>> begin Provided data

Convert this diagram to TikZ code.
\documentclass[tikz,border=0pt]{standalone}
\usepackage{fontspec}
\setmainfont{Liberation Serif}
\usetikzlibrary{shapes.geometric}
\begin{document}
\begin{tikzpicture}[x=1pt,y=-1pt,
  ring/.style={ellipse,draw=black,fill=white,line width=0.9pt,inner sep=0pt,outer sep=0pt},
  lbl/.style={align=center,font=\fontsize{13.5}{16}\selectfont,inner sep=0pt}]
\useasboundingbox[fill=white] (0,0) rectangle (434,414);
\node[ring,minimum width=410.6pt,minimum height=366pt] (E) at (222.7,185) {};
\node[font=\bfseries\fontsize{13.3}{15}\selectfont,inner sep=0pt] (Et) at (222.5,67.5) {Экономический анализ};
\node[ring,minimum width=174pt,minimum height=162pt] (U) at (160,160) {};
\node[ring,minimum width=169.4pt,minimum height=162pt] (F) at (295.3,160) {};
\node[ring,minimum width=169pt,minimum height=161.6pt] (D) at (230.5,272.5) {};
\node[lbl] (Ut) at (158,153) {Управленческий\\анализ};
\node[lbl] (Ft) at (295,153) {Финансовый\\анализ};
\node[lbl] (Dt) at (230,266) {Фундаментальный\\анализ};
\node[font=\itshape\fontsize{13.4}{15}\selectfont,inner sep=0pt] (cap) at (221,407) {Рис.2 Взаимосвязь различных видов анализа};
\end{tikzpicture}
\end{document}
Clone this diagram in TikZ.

>> end Provided data

◆ **Requirements**
Your task is to extract all of the records exactly.

◆ **Worked solution**
Convert this diagram to TikZ code.
\documentclass[tikz,border=0pt]{standalone}
\usepackage{fontspec}
\setmainfont{Liberation Serif}
\usetikzlibrary{shapes.geometric}
\begin{document}
\begin{tikzpicture}[x=1pt,y=-1pt,
  ring/.style={ellipse,draw=black,fill=white,line width=0.9pt,inner sep=0pt,outer sep=0pt},
  lbl/.style={align=center,font=\fontsize{13.5}{16}\selectfont,inner sep=0pt}]
\useasboundingbox[fill=white] (0,0) rectangle (434,414);
\node[ring,minimum width=410.6pt,minimum height=366pt] (E) at (222.7,185) {};
\node[font=\bfseries\fontsize{13.3}{15}\selectfont,inner sep=0pt] (Et) at (222.5,67.5) {Экономический анализ};
\node[ring,minimum width=174pt,minimum height=162pt] (U) at (160,160) {};
\node[ring,minimum width=169.4pt,minimum height=162pt] (F) at (295.3,160) {};
\node[ring,minimum width=169pt,minimum height=161.6pt] (D) at (230.5,272.5) {};
\node[lbl] (Ut) at (158,153) {Управленческий\\анализ};
\node[lbl] (Ft) at (295,153) {Финансовый\\анализ};
\node[lbl] (Dt) at (230,266) {Фундаментальный\\анализ};
\node[font=\itshape\fontsize{13.4}{15}\selectfont,inner sep=0pt] (cap) at (221,407) {Рис.2 Взаимосвязь различных видов анализа};
\end{tikzpicture}
\end{document}
Clone this diagram in TikZ.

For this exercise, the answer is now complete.